NIPS 2018
Sun Dec 2nd through Sat the 8th, 2018 at Palais des Congrès de Montréal
Reviewer 1
Summary The paper proposes a collaborative learning strategy in which multiple classifier heads of the same deep network are trained simultaneously on the same data. Unlike ensembling, knowledge distillation, multi-task learning or training auxiliary classifiers, this seems more effective from the point of view of training time and memory utilization. In addition, the proposed training objective improves generalization and makes the network more robust to label noise. For the intermediate representations that are shared, the authors propose a backpropagation-rescaling technique so as to control the variance of gradients being propagated to the previous layers. Empirical results demonstrate the efficacy of the method w.r.t. Robustness to label noise and generalization improvements over other approaches and baselines. Strengths - The paper is clear, well-written and easy to follow. Several design choices - the formulation of the objective function, the gradient re-scaling, etc. are well-motivated and demonstrated via empirical results. The proposed approach in itself is simple and seems easy to implement within limited additional memory capacity. - The paper presents a fresh-perspective on the problem of improving generalization and robustness to noise. - The results presented in Table. 4 and Figure. 3 show clear improvements over the baselines. Backpropagation scaling clearly leads to better results (Table. 3). Weaknesses - The authors mention they fixed the hyper-parameters \beta and T in all their experiments. Were these hyper-parameters chosen by cross-validation? If not, how sensitive are the results to the choice of \beta and T. I am curious if some sort of annealing schedule for \beta and T leads to better results. ----------- I read all the reviews and the feedback provided by the authors. The rebuttal addressed my concern regarding the choice of the hyper-parameters and annealing schedule for \beta and T with experimental results. Given from what I understood from the paper, feedback and some of the comments mentioned by the other reviewers, I am inclined towards sticking to my original score regarding the paper.
Reviewer 2
A collaborative learning framework for training deep neural networks is presented in the paper, targeting at improved accuracy.

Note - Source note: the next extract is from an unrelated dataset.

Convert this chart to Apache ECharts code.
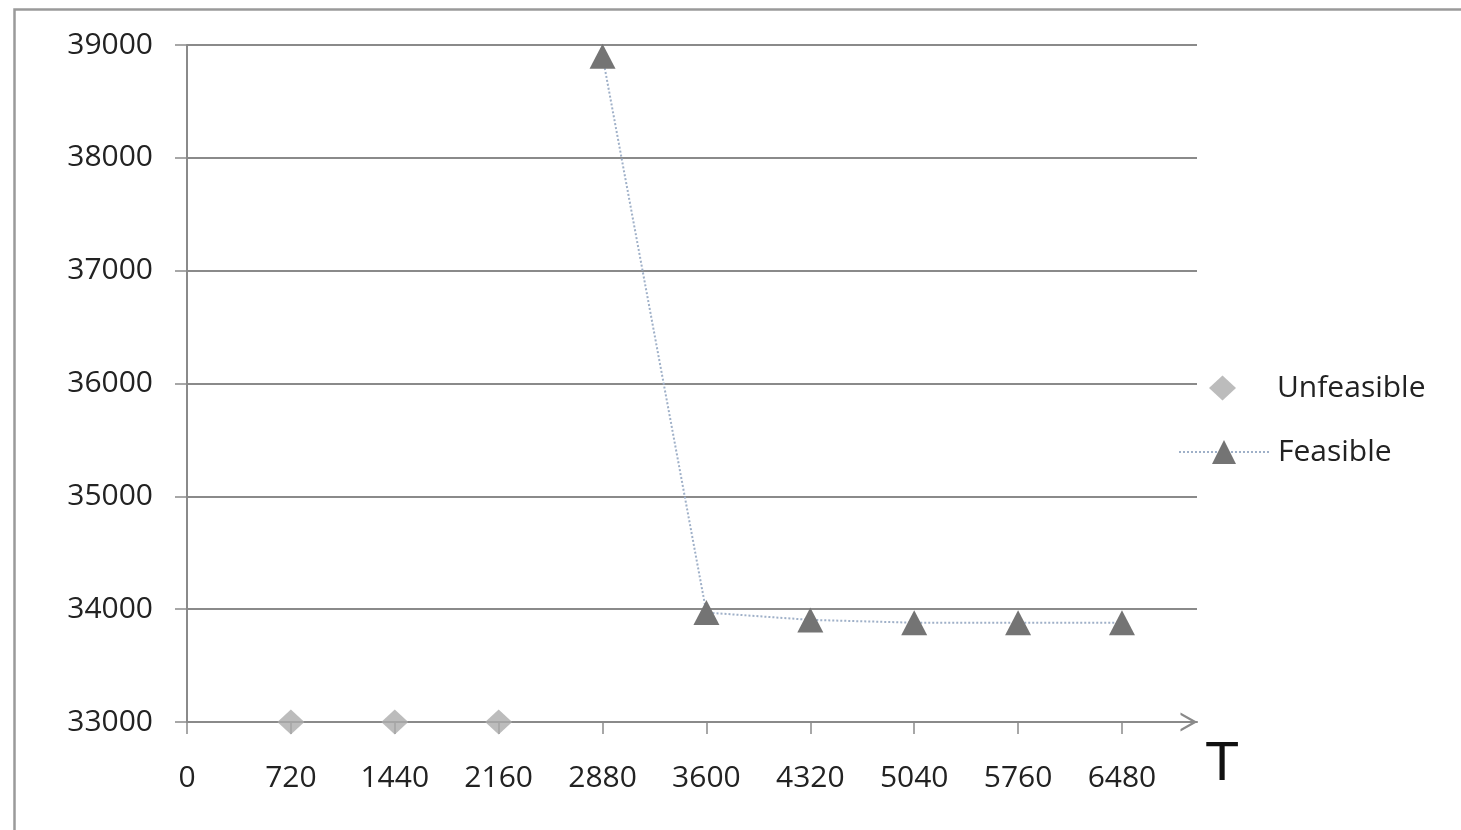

It is an interesting formulation, starting with a rather simple operation, based on using multiple classifier heads in the training procedure. Although significance of outcomes should be better determined, the formulation and optimization procedure described in Section 3 show a good potential for the use of the methodology. Effectively determining the hyperparameter values is an issue to consider. A somewhat better evaluation of the Table 4 results (training time vs memory wrt accuracy) could be presented.
Reviewer 3
The paper introduces collaborative learning, a modification to architectures that adds additional heads to the classifier in turn enabling better generalization without added inference costs. Strengths: - The topic of study is of great relevance and significance. While ensembling of networks boosts performance, the added inference cost is typically not warranted; having a way to distill ensemble-like performance in a single model is impactful. - The authors present results on CIFAR and ImageNet datasets which show how the proposed heuristics improve performance. The ablation experiments are useful and add to the reader's understanding of the changes. Weaknesses: - The idea of using heads (or branches) in deep networks is not entirely novel and the authors do not describe or compare against past work such as mixture of experts and mixture of softmax (ICLR 2018). The authors should also investigate the Born Again Networks (ICML 2018) work that uses self-distillation to obtain improved results. It would also be beneficial if the authors described auxiliary training in the related work since they explain their approach using that as foundation (Section 3.1). - The proposed changes can be explained better. For instance, it is not clear how the hierarchy should be defined for a general classifier and which of the heads is retained during inference. - What baseline is chosen in Figure 3? Is it also trained on a combination of hard and soft targets? - The approach presented is quite heuristic it would be desirable if the authors could discuss some theoretical grounding for the proposed ideas. This is especially true for the section on "backpropagation rescaling". Did the authors try using a function that splits the outputs equally for all heads (i.e., I(x) = x/H, I'(x) = 1/H)? The argument for not using sum_h Lh is also not convincing. Why not modulate eta accordingly? - The paper would benefit from careful editing; there are several typos such as "foucus", "cross entroy", and awkward or colloquial phrases such as "requires to design different classifier heads", "ILR sharing with backpropagation rescaling well aggregates the gradient flow", "confusion often happens to network training", "put on top of individual learning", "SGD has nicer convergence". Post-rebuttal: Raising my score to a 6 in response to the rebuttal. I do wish to point out that: - To my understanding, BANs don't ensemble. They only self-distill. - Is using Lhard the right baseline for Q3?